I have been using ECDSA with Postfix for many years. I have certbot renewing a Let's Encrypt RSA cert that runs alongside a Sectigo EC cert in Postfix. That arrangement came about when I switched the Sectigo certificate from RSA to EC and it broke my email. Proofpoint Essentials couldn't handle an ECDSA certificate at that time. I think it will now, but I haven't verifed it and retired the RSA certificate yet.
I am still worried about Compatibility and Performance. Most of this should be resolved in 2-3 years.
The chain of trust to X2 doesn't hit as many legacy platforms as I'd like (Certificate Compatibility - Let's Encrypt). Implementing an X2-X1 cross sign negates many of the benefits.

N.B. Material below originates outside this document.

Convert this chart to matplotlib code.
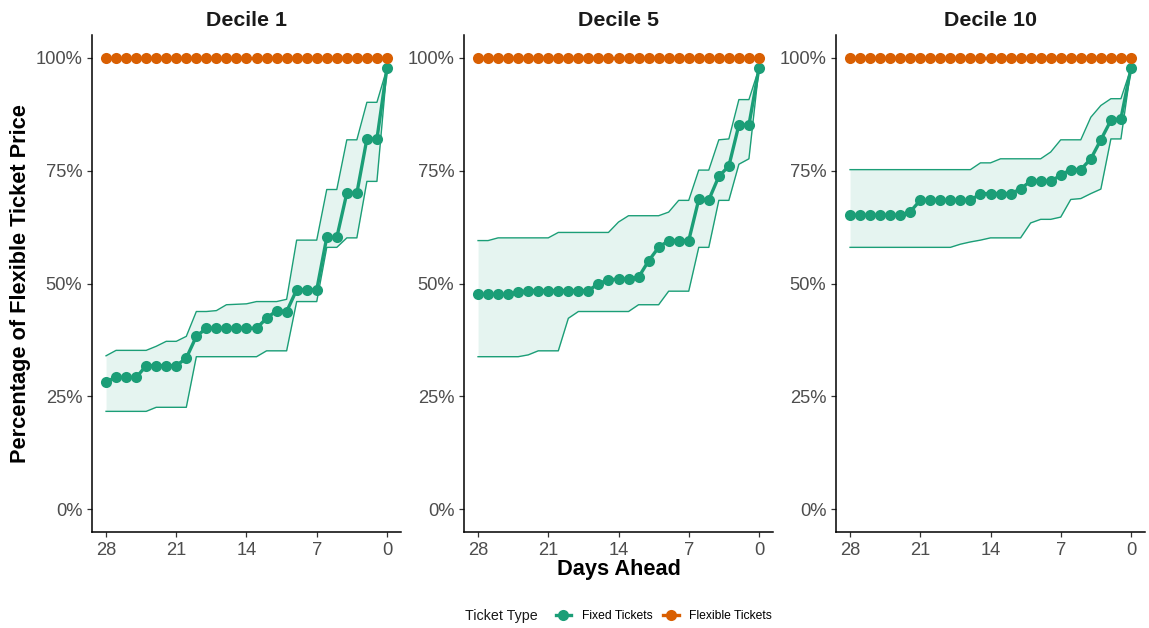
import matplotlib
matplotlib.use('Agg')
import matplotlib.pyplot as plt
from matplotlib.lines import Line2D
from matplotlib.ticker import FuncFormatter

plt.rcParams['font.family'] = ['Liberation Sans', 'DejaVu Sans']

GREEN = '#1B9E77'
ORANGE = '#D95F02'

days = [28, 27, 26, 25, 24, 23, 22, 21, 20, 19, 18, 17, 16, 15, 14,
        13, 12, 11, 10, 9, 8, 7, 6, 5, 4, 3, 2, 1, 0]

panel_titles = ['Decile 1', 'Decile 5', 'Decile 10']

flexible_pct = [100, 100, 100, 100, 100, 100, 100, 100, 100, 100, 100, 100, 100, 100, 100,
                100, 100, 100, 100, 100, 100, 100, 100, 100, 100, 100, 100, 100, 100]

# decile 1
d1_fixed = [28.3, 29.2, 29.2, 29.2, 31.8, 31.8, 31.8, 31.8, 33.5, 38.3, 40.1, 40.1, 40.1, 40.1, 40.1,
            40.1, 42.3, 44.0, 43.8, 48.6, 48.6, 48.6, 60.2, 60.2, 70.0, 70.0, 82.0, 82.0, 97.6]
d1_upper = [34.0, 35.2, 35.2, 35.2, 35.2, 36.1, 37.2, 37.2, 38.3, 43.8, 43.8, 44.0, 45.3, 45.4, 45.5,
            46.0, 46.0, 46.0, 46.5, 59.6, 59.6, 59.6, 70.8, 70.8, 81.8, 81.8, 90.1, 90.1, 97.6]
d1_lower = [21.7, 21.7, 21.7, 21.7, 21.7, 22.6, 22.6, 22.6, 22.6, 33.8, 33.8, 33.8, 33.8, 33.8, 33.8,
            33.8, 35.1, 35.1, 35.1, 46.0, 46.0, 46.0, 58.0, 58.0, 60.1, 60.1, 72.6, 72.6, 97.6]

# decile 5
d5_fixed = [47.6, 47.6, 47.6, 47.6, 48.1, 48.4, 48.4, 48.4, 48.4, 48.4, 48.4, 48.4, 50.0, 50.8, 51.0,
            51.0, 51.4, 55.0, 58.0, 59.5, 59.5, 59.5, 68.6, 68.5, 73.7, 76.0, 85.1, 85.1, 97.6]
d5_upper = [59.5, 59.5, 60.1, 60.1, 60.1, 60.1, 60.1, 60.1, 61.3, 61.3, 61.3, 61.3, 61.3, 61.3, 63.6,
            65.0, 65.0, 65.0, 65.0, 65.8, 68.4, 68.4, 75.1, 75.1, 81.8, 82.0, 90.7, 90.7, 97.6]
d5_lower = [33.8, 33.8, 33.8, 33.8, 33.8, 34.2, 35.1, 35.1, 35.1, 42.3, 43.8, 43.8, 43.8, 43.8, 43.8,
            43.8, 45.3, 45.3, 45.3, 48.3, 48.3, 48.3, 58.0, 58.0, 68.4, 68.4, 76.4, 77.6, 97.6]

# decile 10
d10_fixed = [65.1, 65.1, 65.1, 65.1, 65.1, 65.1, 65.9, 68.4, 68.4, 68.4, 68.4, 68.4, 68.4, 69.9, 69.9,
             69.9, 69.9, 70.9, 72.7, 72.7, 72.6, 74.0, 75.2, 75.2, 77.6, 81.8, 86.1, 86.5, 97.6]
d10_upper = [75.2, 75.2, 75.2, 75.2, 75.2, 75.2, 75.2, 75.2, 75.2, 75.2, 75.2, 75.2, 75.2, 76.7, 76.7,
             77.6, 77.6, 77.6, 77.6, 77.6, 79.1, 81.8, 81.8, 81.8, 86.8, 89.4, 90.9, 90.9, 97.6]
d10_lower = [58.0, 58.0, 58.0, 58.0, 58.0, 58.0, 58.0, 58.0, 58.0, 58.0, 58.0, 58.7, 59.2, 59.6, 60.1,
             60.1, 60.1, 60.1, 63.4, 64.2, 64.2, 64.7, 68.6, 68.8, 69.9, 70.9, 82.0, 82.0, 97.6]

fixed_all = [d1_fixed, d5_fixed, d10_fixed]
upper_all = [d1_upper, d5_upper, d10_upper]
lower_all = [d1_lower, d5_lower, d10_lower]

W, H = 1149, 628
fig = plt.figure(figsize=(W / 100, H / 100), dpi=100)

lefts = [92, 464, 836]
ax_w, ax_top, ax_bot = 309, 35, 532
MS = 8.0

for i in range(3):
    ax = fig.add_axes([lefts[i] / W, 1 - ax_bot / H, ax_w / W, (ax_bot - ax_top) / H])
    ax.fill_between(days, lower_all[i], upper_all[i], color=GREEN, alpha=0.11, linewidth=0)
    ax.plot(days, upper_all[i], color=GREEN, lw=1.0)
    ax.plot(days, lower_all[i], color=GREEN, lw=1.0)
    ax.plot(days, fixed_all[i], color=GREEN, lw=2.4, marker='o', ms=MS, mew=0)
    ax.plot(days, flexible_pct, color=ORANGE, lw=2.4, marker='o', ms=MS, mew=0)

    ax.set_xlim(29.4, -1.4)
    ax.set_ylim(-5, 105)
    ax.set_xticks([28, 21, 14, 7, 0])
    ax.set_yticks([0, 25, 50, 75, 100])
    ax.yaxis.set_major_formatter(FuncFormatter(lambda v, p: f'{v:.0f}%'))
    ax.tick_params(labelsize=13.2, labelcolor='#4D4D4D', color='#333333', length=3.5, width=0.9)
    for s in ['top', 'right']:
        ax.spines[s].set_visible(False)
    for s in ['left', 'bottom']:
        ax.spines[s].set_linewidth(1.1)
    ax.set_title(panel_titles[i], fontsize=15.4, fontweight='bold', pad=6.5, color='#1a1a1a')

fig.text(21 / W, 1 - 283.5 / H, 'Percentage of Flexible Ticket Price', rotation=90,
         ha='center', va='center', fontsize=15.7, fontweight='bold')
fig.text(619 / W, 1 - 570 / H, 'Days Ahead', ha='center', va='center',
         fontsize=15.7, fontweight='bold')

fig.text(465 / W, 1 - 616 / H, 'Ticket Type', ha='left', va='center', fontsize=10.3, color='#1a1a1a')
handles = [Line2D([], [], color=GREEN, lw=2.4, marker='o', ms=MS, mew=0),
           Line2D([], [], color=ORANGE, lw=2.4, marker='o', ms=MS, mew=0)]
fig.legend(handles, ['Fixed Tickets', 'Flexible Tickets'], ncol=2, frameon=False,
           loc='center left', bbox_to_anchor=(545 / W, 1 - 616 / H), fontsize=8.7,
           handlelength=1.25, handletextpad=0.9, columnspacing=0.9)

fig.savefig('out.png', dpi=100)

While ECDSA is theoretically faster and better, performance is always weird on legacy devices and especially embedded browsers (e.g. opening a URL in Facebook on iOS). I would need to see some compatibility and profiling information on this.
I feel confident in deprecating RSA for my needs in 2027/2028, as the amount of legacy devices then should be negligible. I don't have the time or energy for the testing that would address my concerns, and I haven't seen anyone else publish that type of info (I am always on the lookout for it).
Yeah, root ubiquity is obviously the biggest concern in this hypothetical, which is why I'm specifically trying to ask about other concerns in this thread. That one we understand pretty well
You're the second person I've seen mention that iOS app-embedded browsers are somehow "not safari" and don't get all of its performance enhancements. This is somewhat shocking to me, given that every "real browser" on iOS is required to actually be safari under the covers. Do you have any additional information about this you can point me at? Thanks!
It’s whether you’re embedding WebKit or a full Safari view:
WKWebView and SFSafariViewController both have JITs, but long ago the previous UIWebView didn’t have a JIT because it wasn’t sufficiently sandboxed from the applications embedding it. And Apple doesn’t want an Internet-to-running-machine-code path to exist.
Thanks Rip! I'll check on the postfix situation for my server
right away. I appreciate the tip! I read these pages almost every day, but rarely have anything to contribute that won't mess up the signal to noise ratio. As always, the volunteers here seem to have things very well in hand, and they all seem to have the patience of Job.